The bowl game was moved from Tucson and was the first football contest played in Bank One Ballpark, also the scene of the first outdoor collegiate basketball game between the Tennessee and Arizona State women on Wednesday night.
The Panthers rallied from a 27-7 halftime deficit to cut the lead to 34-29 on Barlow's 3-yard touchdown run with 9:49 to play.
The Cyclones drove to the Panthers' 44, then Carl Gomez lofted a punt toward the goal line. Densmore, lying on his stomach, reached out with his left hand like an infielder going for a grounder and stopped the ball at the one.
Pittsburgh couldn't move the ball, and Gomez kicked a 41-yard field goal to put Iowa State up 37-29 with 4:53 remaining. Turman tried to tie it with another long pass to Bryant, but the throw was short and Marc Timmons intercepted at the Cyclones 11 with 3:11 to go.
"We were just there mentally in the second half," said Turman, also in his last game for Pittsburgh. "We came out and showed our type of football. In the first half, if we could have done that, it would have been different."
Rosenfels ran out the clock and threw the ball into the crowd of Iowa State fans as the game ended.
Rosenfels completed 11 in a row, including the last nine of the first half. He directed to touchdowns on four consecutive first-half drives as Iowa State built its 20-point lead.
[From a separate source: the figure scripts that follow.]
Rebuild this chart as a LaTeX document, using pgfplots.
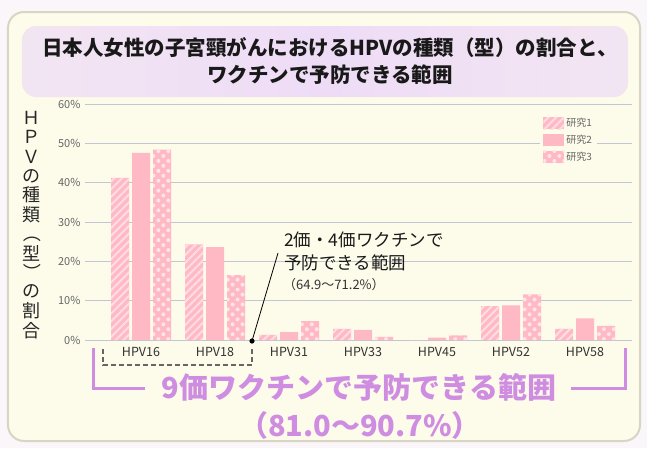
\documentclass[border=0pt]{standalone}
\usepackage{fontspec}
\setmainfont{Noto Sans CJK JP}
\usepackage{pgfplots}
\pgfplotsset{compat=1.18}
\usetikzlibrary{patterns.meta}
\definecolor{outerbg}{HTML}{FAF6FA}
\definecolor{cardbg}{HTML}{FDFBEA}
\definecolor{cardborder}{HTML}{D8D5C5}
\definecolor{lav}{HTML}{EEDCF6}
\definecolor{pinkbar}{HTML}{FFB9C5}
\definecolor{stripecol}{HTML}{FFDCE3}
\definecolor{dotcol}{HTML}{FFE3E9}
\definecolor{gridcol}{HTML}{C2C5D2}
\definecolor{purp}{HTML}{CF8DE2}
\definecolor{ticktext}{HTML}{666666}
\definecolor{labtext}{HTML}{333333}

\pgfplotstableread{
x s1 s2 s3
0 41.2 47.6 48.4
1 24.3 23.6 16.5
2 1.3 2.0 4.8
3 2.8 2.6 0.8
4 0.0 0.6 1.2
5 8.6 8.8 11.6
6 2.8 5.5 3.6
}\hpvdata

\begin{document}
\begin{tikzpicture}[x=1pt,y=1pt]
\begin{scope}[shift={(-85pt,-108pt)}]
\useasboundingbox (0,0) rectangle (647,448);
\fill[outerbg] (0,0) rectangle (647,448);
\draw[cardborder, line width=2pt, fill=cardbg, rounded corners=16pt] (8,7) rectangle (640,436);
\shade[rounded corners=14pt, left color=lav!70!cardbg, right color=lav!70!cardbg, middle color=lav] (22,351) rectangle (628,422);
\node[font=\fontsize{20.5}{24}\selectfont\bfseries, text=black!90] at (330,400) {日本人女性の子宮頸がんにおけるHPVの種類（型）の割合と、};
\node[font=\fontsize{20.5}{24}\selectfont\bfseries, text=black!90] at (330,373) {ワクチンで予防できる範囲};
\end{scope}

\begin{axis}[
  width=547pt, height=236pt, scale only axis,
  ybar=3pt, bar width=18pt,
  xmin=-0.757, xmax=6.635, ymin=0, ymax=60,
  xtick={0,...,6},
  xticklabels={HPV16,HPV18,HPV31,HPV33,HPV45,HPV52,HPV58},
  ytick={0,10,...,60},
  yticklabel={\pgfmathprintnumber{\tick}\%},
  /pgf/number format/assume math mode=true,
  major tick length=0pt,
  axis line style={draw=none},
  ymajorgrids, grid style={gridcol, line width=1pt},
  y tick label style={font=\fontsize{11}{13}\selectfont, text=ticktext, xshift=-1pt},
  x tick label style={font=\fontsize{12.5}{14}\selectfont, text=labtext, yshift=-4pt},
  legend style={at={(0.832,0.962)}, anchor=north west, draw=none, fill=cardbg,
    font=\fontsize{10}{12}\selectfont, text=ticktext, row sep=3pt, inner sep=3pt},
  legend cell align=left,
  mylegend/.style={legend image code/.code={\path[##1] (0pt,-6pt) rectangle (21pt,6pt);}},
]
\addplot[fill=pinkbar, draw=none, postaction={pattern color=stripecol, pattern={Lines[angle=45,distance=5.5pt,line width=2pt]}}, mylegend] table[x=x,y=s1] {\hpvdata};
\addplot[fill=pinkbar, draw=none, mylegend] table[x=x,y=s2] {\hpvdata};
\addplot[fill=pinkbar, draw=none, postaction={pattern color=dotcol, pattern={Dots[radius=2pt,distance=7pt,angle=45]}}, mylegend] table[x=x,y=s3] {\hpvdata};
\legend{研究1,研究2,研究3}
\end{axis}

\begin{scope}[shift={(-85pt,-108pt)}]
% y label
\foreach \c [count=\i from 0] in {Ｈ,Ｐ,Ｖ,の,種,類,-,型,-,の,割,合}{
  \ifnum\i=6
    \node[font=\fontsize{18}{20}\selectfont, text=black!85, rotate=-90] at (32,{330-\i*19.3}) {（};
  \else\ifnum\i=8
    \node[font=\fontsize{18}{20}\selectfont, text=black!85, rotate=-90] at (32,{330-\i*19.3}) {）};
  \else
    \node[font=\fontsize{18}{20}\selectfont, text=black!85] at (32,{330-\i*19.3}) {\c};
  \fi\fi
}

% 2/4-valent annotation
\draw[black, line width=0.8pt] (252,107) -- (278,195);
\fill[black] (252,107) circle (2.6pt);
\node[anchor=west, font=\fontsize{17.5}{20}\selectfont, text=black!90, inner sep=0pt] at (284,208) {2価・4価ワクチンで};
\node[anchor=west, font=\fontsize{17.5}{20}\selectfont, text=black!90, inner sep=0pt] at (284,185) {予防できる範囲};
\node[anchor=west, font=\fontsize{13}{15}\selectfont, text=black!80, inner sep=0pt] at (283,163) {（64.9〜71.2\%）};
\draw[black!60, line width=2pt, dash pattern=on 5pt off 3pt] (103,99) -- (103,83) -- (252,83) -- (252,101);

% 9-valent annotation
\draw[purp, line width=3pt] (93,100) -- (93,60) -- (145,60);
\draw[purp, line width=3pt] (571,60) -- (625,60) -- (625,100);
\node[font=\fontsize{29}{32}\selectfont\bfseries, text=purp] at (359,61) {9価ワクチンで予防できる範囲};
\node[font=\fontsize{29}{32}\selectfont\bfseries, text=purp] at (360,23) {（81.0〜90.7\%）};
\end{scope}
\end{tikzpicture}
\end{document}
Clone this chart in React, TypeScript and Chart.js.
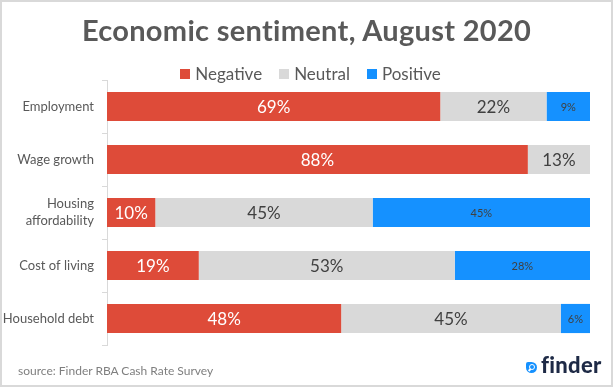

The Panthers scored twice in the third quarter to cut the lead to 27-20. Billups, a freshman in his first collegiate punt return after regular returner J.J. Moses was knocked woozy, followed Densmore's block to the sidelines and raced 72 yards for Iowa State's first punt return for a touchdown in eight years.
"I went in there, they told me which way to go, and I just ran it," Billups said.
Harris called the loss a learning experience.
"We're still not where we need to be as a football program," said Harris, who had the Panthers in a bowl game for the first time since 1997, "but we have a lot in front of us as we continue to grow and understand what it takes to win big games."